Larger, perhaps national or statutory, agencies may well have a contract to ‘deliver’ youth work in a particular locality. Often these directives come with targets to achieve or a particular agenda to promote, such as the government targets around getting those young people who are Not in Education, Training or Employment (NEET) into some form of training or vocation (DCSF, 2008).

While the goal of wanting to offer young people opportunities is admirable, in practice it often involves workers operating across a wide geographic area and trying to encourage young people into one of their prescriptive outcomes, rather then seeking to build and foster relationships and belonging. A worker explains the dilemma:

Your motivation is different when you work for a larger organisation that is coming into an area. You care about the people but are there to do a job, not from a position of empathy or local understanding.

Conversely, smaller, locally established organisations are usually developed as a response to a particular need or issue in the community. They may flourish for a short time before finishing, or they may grow and develop new work, becoming a recognised part of the community life. These groups tend to run as local committees or charities, seeking funding to employ workers for the job that they do. They are often ad hoc, with little or no structure or finance. The big advantage of these organisations is that they are run by people who understand the community and its particular needs.

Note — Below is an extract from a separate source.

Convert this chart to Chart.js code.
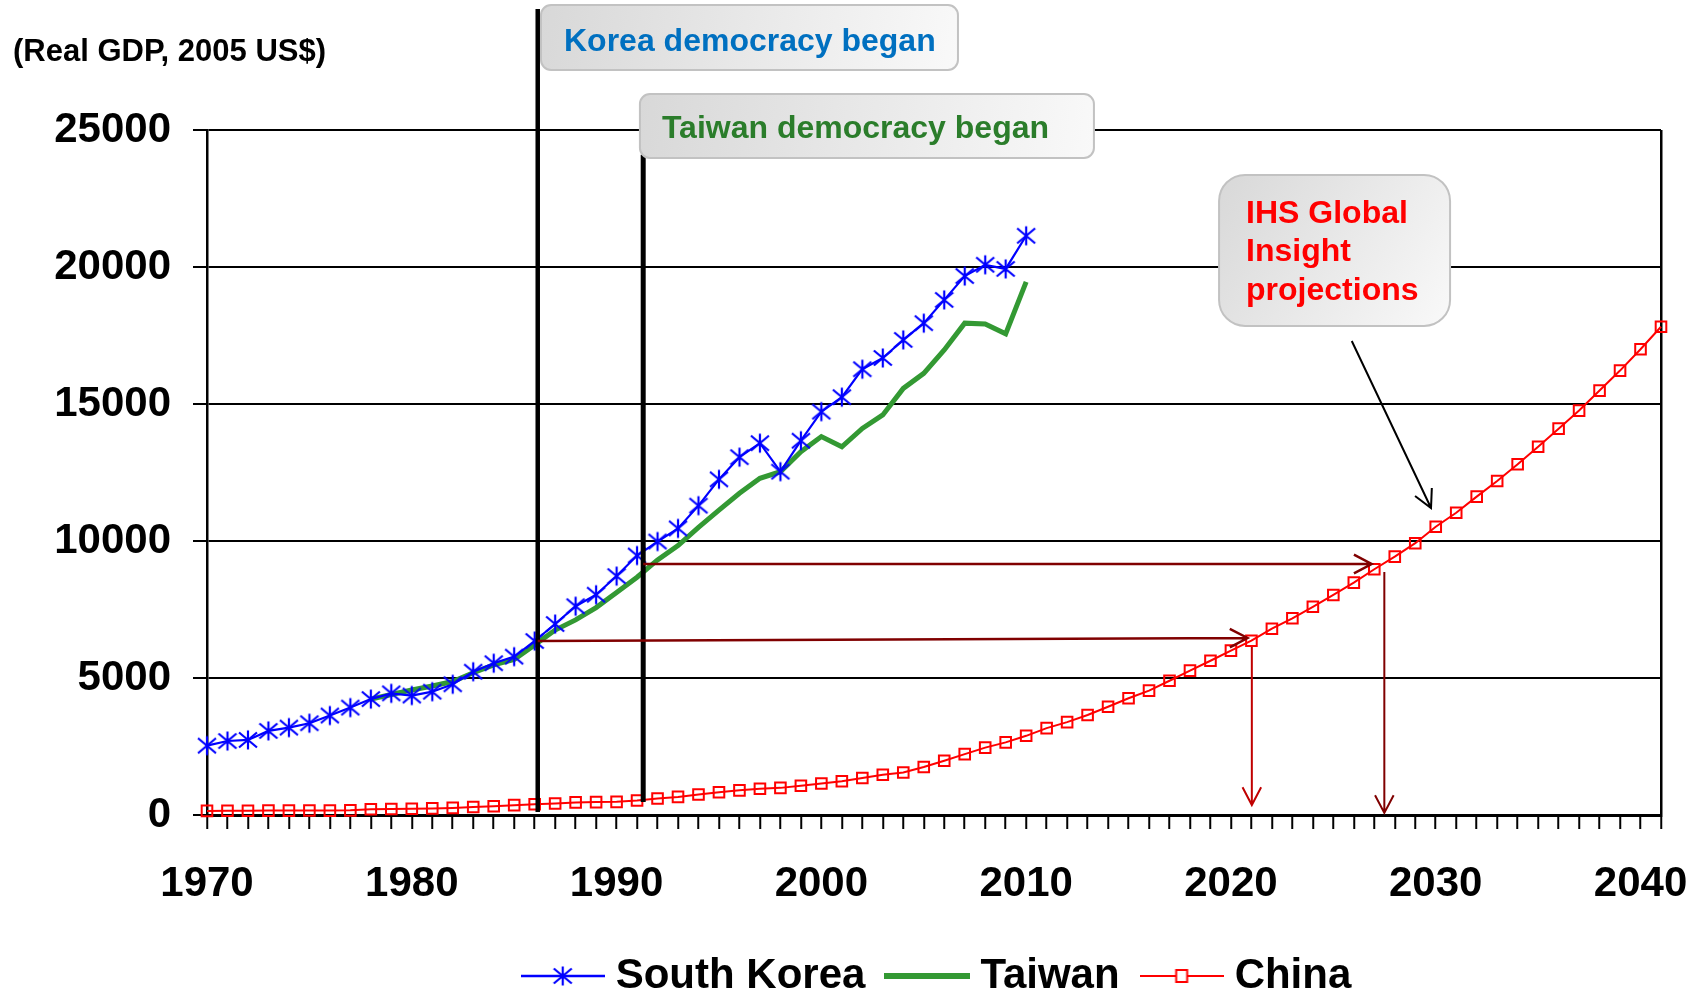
<!DOCTYPE html>
<html>
<head>
<meta charset="utf-8">
<title>Real GDP per capita</title>
<script src="https://cdn.jsdelivr.net/npm/chart.js@4.4.0/dist/chart.umd.min.js"></script>
<style>
  html, body { margin: 0; padding: 0; background: #fff; }
  #wrap { width: 1701px; height: 992px; }
</style>
</head>
<body>
<div id="wrap"><canvas id="gdpChart" width="1701" height="992"></canvas></div>
<script>
const years = [
  1970, 1971, 1972, 1973, 1974, 1975, 1976, 1977, 1978, 1979,
  1980, 1981, 1982, 1983, 1984, 1985, 1986, 1987, 1988, 1989,
  1990, 1991, 1992, 1993, 1994, 1995, 1996, 1997, 1998, 1999,
  2000, 2001, 2002, 2003, 2004, 2005, 2006, 2007, 2008, 2009,
  2010, 2011, 2012, 2013, 2014, 2015, 2016, 2017, 2018, 2019,
  2020, 2021, 2022, 2023, 2024, 2025, 2026, 2027, 2028, 2029,
  2030, 2031, 2032, 2033, 2034, 2035, 2036, 2037, 2038, 2039,
  2040, 2041,
];

// 1970 - 2010
const southKorea = [
  2530, 2700, 2740, 3070, 3190, 3350, 3630, 3920, 4230, 4440,
  4360, 4500, 4770, 5230, 5540, 5780, 6350, 6970, 7620, 8040,
  8720, 9470, 9980, 10460, 11290, 12250, 13060, 13570, 12530, 13660,
  14720, 15250, 16270, 16680, 17340, 17950, 18800, 19670, 20080, 19930,
  21140,
];

// 1970 - 2010, hidden behind Korea before 1978
const taiwan = [
  null, null, null, null, null, null, null, null, 4230, 4400,
  4560, 4710, 4870, 5190, 5480, 5680, 6210, 6750, 7120, 7570,
  8120, 8680, 9310, 9830, 10500, 11130, 11740, 12290, 12530, 13260,
  13810, 13440, 14110, 14600, 15570, 16120, 16970, 17950, 17920, 17560,
  19460,
];

// 1970 - 2041 (IHS Global Insight projections after 2010)
const china = [
  150, 155, 155, 160, 160, 165, 160, 170, 210, 220,
  230, 240, 260, 290, 320, 360, 390, 420, 460, 470,
  480, 530, 600, 660, 750, 830, 900, 960, 990, 1070,
  1150, 1230, 1350, 1470, 1550, 1750, 1980, 2220, 2460, 2650,
  2890, 3170, 3390, 3650, 3950, 4260, 4540, 4900, 5270, 5630,
  6000, 6360, 6800, 7180, 7600, 8030, 8480, 8970, 9430, 9920,
  10520, 11030, 11620, 12190, 12800, 13440, 14100, 14760, 15490, 16220,
  17000, 17820,
];

const yTicks = [0, 5000, 10000, 15000, 20000, 25000];
const xTickLabels = [1970, 1980, 1990, 2000, 2010, 2020, 2030, 2040];

const FONT = "'Liberation Sans', Arial, sans-serif";

// vertical event lines (year, value range)
const eventLines = [
  { year: 1986.15, top: 29420, bottom: 110, width: 4.5 },
  { year: 1991.3, top: 24100, bottom: 470, width: 5 },
];

// arrows in data coordinates
const arrows = [
  { x0: 1986.15, y0: 6350, x1: 2020.81, y1: 6460, color: '#800000', width: 2.5 },
  { x0: 2021.02, y0: 6130, x1: 2021.02, y1: 365, color: '#C00000', width: 2 },
  { x0: 1991.3, y0: 9160, x1: 2026.87, y1: 9160, color: '#800000', width: 2.5 },
  { x0: 2027.49, y0: 8870, x1: 2027.49, y1: 75, color: '#800000', width: 2 },
  { x0: 2025.9, y0: 17300, x1: 2029.77, y1: 11205, color: '#000000', width: 2 },
];

const callouts = [
  { lines: ['Korea democracy began'], color: '#0070C0',
    x0: 1986.31, x1: 2006.67, y0: 29560, y1: 27190, radius: 10, padX: 23, baseY: 46 },
  { lines: ['Taiwan democracy began'], color: '#2B7D2B',
    x0: 1991.14, x1: 2013.31, y0: 26310, y1: 23980, radius: 10, padX: 22, baseY: 44 },
  { lines: ['IHS Global', 'Insight', 'projections'], color: '#FF0000',
    x0: 2019.42, x1: 2030.7, y0: 23360, y1: 17850, radius: 26, padX: 27, baseY: 48 },
];

function makeIcon(w, h, draw) {
  const c = document.createElement('canvas');
  c.width = w;
  c.height = h;
  draw(c.getContext('2d'), w, h);
  return c;
}

function drawAsterisk(g, cx, cy) {
  g.save();
  g.strokeStyle = '#0000FF';
  g.lineWidth = 2.2;
  g.beginPath();
  g.moveTo(cx, cy - 9.5); g.lineTo(cx, cy + 9.5);
  g.moveTo(cx - 9, cy - 7.5); g.lineTo(cx + 9, cy + 7.5);
  g.moveTo(cx - 9, cy + 7.5); g.lineTo(cx + 9, cy - 7.5);
  g.stroke();
  g.restore();
}

const koreaPoint = makeIcon(22, 22, (g) => drawAsterisk(g, 11, 11));

const koreaLegend = makeIcon(84, 24, (g, w, h) => {
  g.strokeStyle = '#0000FF';
  g.lineWidth = 2.5;
  g.beginPath(); g.moveTo(0, h / 2); g.lineTo(w, h / 2); g.stroke();
  drawAsterisk(g, w / 2, h / 2);
});

const taiwanLegend = makeIcon(86, 24, (g, w, h) => {
  g.strokeStyle = '#339933';
  g.lineWidth = 6;
  g.beginPath(); g.moveTo(0, h / 2); g.lineTo(w, h / 2); g.stroke();
});

const chinaLegend = makeIcon(84, 24, (g, w, h) => {
  g.strokeStyle = '#FF0000';
  g.lineWidth = 2;
  g.beginPath(); g.moveTo(0, h / 2); g.lineTo(w, h / 2); g.stroke();
  g.fillStyle = '#fff';
  g.fillRect(w / 2 - 5.5, h / 2 - 6, 11, 12);
  g.strokeRect(w / 2 - 5.5, h / 2 - 6, 11, 12);
});

const legendIcons = [koreaLegend, taiwanLegend, chinaLegend];

const toPoints = (values) => values.map((v, i) => ({ x: years[i], y: v }));

function roundedRect(ctx, x, y, w, h, r) {
  ctx.beginPath();
  ctx.moveTo(x + r, y);
  ctx.lineTo(x + w - r, y);
  ctx.arcTo(x + w, y, x + w, y + r, r);
  ctx.lineTo(x + w, y + h - r);
  ctx.arcTo(x + w, y + h, x + w - r, y + h, r);
  ctx.lineTo(x + r, y + h);
  ctx.arcTo(x, y + h, x, y + h - r, r);
  ctx.lineTo(x, y + r);
  ctx.arcTo(x, y, x + r, y, r);
  ctx.closePath();
}

function drawArrow(ctx, x0, y0, x1, y1, color, width) {
  const ang = Math.atan2(y1 - y0, x1 - x0);
  const len = 20;
  const spread = Math.PI / 6.5;
  ctx.strokeStyle = color;
  ctx.lineWidth = width;
  ctx.beginPath();
  ctx.moveTo(x0, y0);
  ctx.lineTo(x1, y1);
  ctx.moveTo(x1 - len * Math.cos(ang - spread), y1 - len * Math.sin(ang - spread));
  ctx.lineTo(x1, y1);
  ctx.lineTo(x1 - len * Math.cos(ang + spread), y1 - len * Math.sin(ang + spread));
  ctx.stroke();
}

const annotationPlugin = {
  id: 'annotations',
  afterLayout(chart) {
    // legend sits a little right of the plot centre in the original
    chart.legend.left += 7;
    chart.legend.right += 7;
  },
  afterDraw(chart) {
    const { ctx } = chart;
    const px = (v) => chart.scales.x.getPixelForValue(v);
    const py = (v) => chart.scales.y.getPixelForValue(v);
    ctx.save();

    eventLines.forEach((l) => {
      ctx.strokeStyle = '#000';
      ctx.lineWidth = l.width;
      ctx.beginPath();
      ctx.moveTo(px(l.year), py(l.top));
      ctx.lineTo(px(l.year), py(l.bottom));
      ctx.stroke();
    });

    arrows.forEach((a) => drawArrow(ctx, px(a.x0), py(a.y0), px(a.x1), py(a.y1), a.color, a.width));

    callouts.forEach((c) => {
      const x0 = px(c.x0), x1 = px(c.x1), y0 = py(c.y0), y1 = py(c.y1);
      const grad = ctx.createLinearGradient(x0, y0, x1, y1);
      grad.addColorStop(0, '#d8d8d8');
      grad.addColorStop(1, '#f9f9f9');
      roundedRect(ctx, x0, y0, x1 - x0, y1 - y0, c.radius);
      ctx.fillStyle = grad;
      ctx.fill();
      ctx.strokeStyle = '#c2c2c2';
      ctx.lineWidth = 2;
      ctx.stroke();
      ctx.fillStyle = c.color;
      ctx.font = 'bold 32px ' + FONT;
      ctx.textAlign = 'left';
      ctx.textBaseline = 'alphabetic';
      c.lines.forEach((t, i) => ctx.fillText(t, x0 + c.padX, y0 + c.baseY + i * 38.5));
    });

    ctx.restore();
  },
};

Chart.defaults.font.family = FONT;
Chart.defaults.color = '#000';

new Chart(document.getElementById('gdpChart'), {
  type: 'line',
  data: {
    datasets: [
      {
        label: 'South Korea',
        data: toPoints(southKorea),
        borderColor: '#0000FF',
        borderWidth: 2.2,
        pointStyle: koreaPoint,
        pointRadius: 9,
        clip: false,
      },
      {
        label: 'Taiwan',
        data: toPoints(taiwan),
        borderColor: '#339933',
        borderWidth: 5,
        pointRadius: 0,
        clip: false,
      },
      {
        label: 'China',
        data: toPoints(china),
        borderColor: '#FF0000',
        borderWidth: 2,
        pointStyle: 'rect',
        pointRadius: 7.5,
        pointBorderWidth: 2,
        pointBorderColor: '#FF0000',
        pointBackgroundColor: 'rgba(0,0,0,0)',
        clip: false,
      },
    ],
  },
  options: {
    responsive: false,
    animation: false,
    events: [],
    devicePixelRatio: 1,
    layout: { padding: { left: 13, right: 40, top: 0, bottom: 0 } },
    scales: {
      x: {
        type: 'linear',
        min: years[0],
        max: years[years.length - 1],
        afterFit: (scale) => { scale.height = 110; },
        ticks: {
          stepSize: 1,
          autoSkip: false,
          maxRotation: 0,
          minRotation: 0,
          padding: 30,
          font: { size: 42, weight: 'bold' },
          color: '#000',
          callback: (value) => (xTickLabels.includes(value) ? String(value) : ''),
        },
        grid: {
          drawOnChartArea: true,
          color: (c) => (c.tick && c.tick.value === years[years.length - 1] ? '#000' : 'rgba(0,0,0,0)'),
          lineWidth: 2.5,
          tickColor: '#000',
          tickLength: 14,
          tickWidth: 2,
        },
        border: { color: '#000', width: 3 },
      },
      y: {
        min: yTicks[0],
        max: yTicks[yTicks.length - 1],
        afterFit: (scale) => { scale.width = 194; },
        afterBuildTicks: (scale) => { scale.ticks = yTicks.map((v) => ({ value: v })); },
        ticks: {
          padding: 22,
          font: { size: 42, weight: 'bold' },
          color: '#000',
          callback: (value) => String(value),
        },
        grid: {
          color: '#000',
          lineWidth: 2,
          tickColor: '#000',
          tickLength: 14,
          tickWidth: 2,
        },
        border: { color: '#000', width: 2.5 },
      },
    },
    plugins: {
      title: {
        display: true,
        text: '(Real GDP, 2005 US$)',
        align: 'start',
        color: '#000',
        font: { size: 31, weight: 'bold' },
        padding: { top: 34, bottom: 58.8 },
      },
      legend: {
        position: 'bottom',
        fullSize: false,
        maxHeight: 67,
        labels: {
          usePointStyle: true,
          pointStyleWidth: 64,
          padding: 30,
          color: '#000',
          font: { size: 42, weight: 'bold' },
          generateLabels: (chart) => chart.data.datasets.map((ds, i) => ({
            text: ds.label,
            pointStyle: legendIcons[i],
            datasetIndex: i,
            hidden: false,
            lineWidth: 0,
            fillStyle: 'rgba(0,0,0,0)',
            strokeStyle: 'rgba(0,0,0,0)',
            fontColor: '#000',
          })),
        },
      },
      tooltip: { enabled: false },
    },
  },
  plugins: [annotationPlugin],
});
</script>
</body>
</html>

For the worker operating under a local organisation there is the potential of greater scope for creativity and freedom. In a study of local voluntary organisations in the UK, Elsdon et al. (1995: 47) found that there were significant positive benefits of these local groups:

The one which was given priority almost universally, and reported as being of greater importance than the content objective of the organisation, is quite simply growth in confidence, and its ramifications and secondary effects of self-discovery, freedom in forging relationships and undertaking tasks, belief in oneself and in one’s potential as a human being and an agent, and ability to learn and change both in the context of the organisation’s objectives and in others.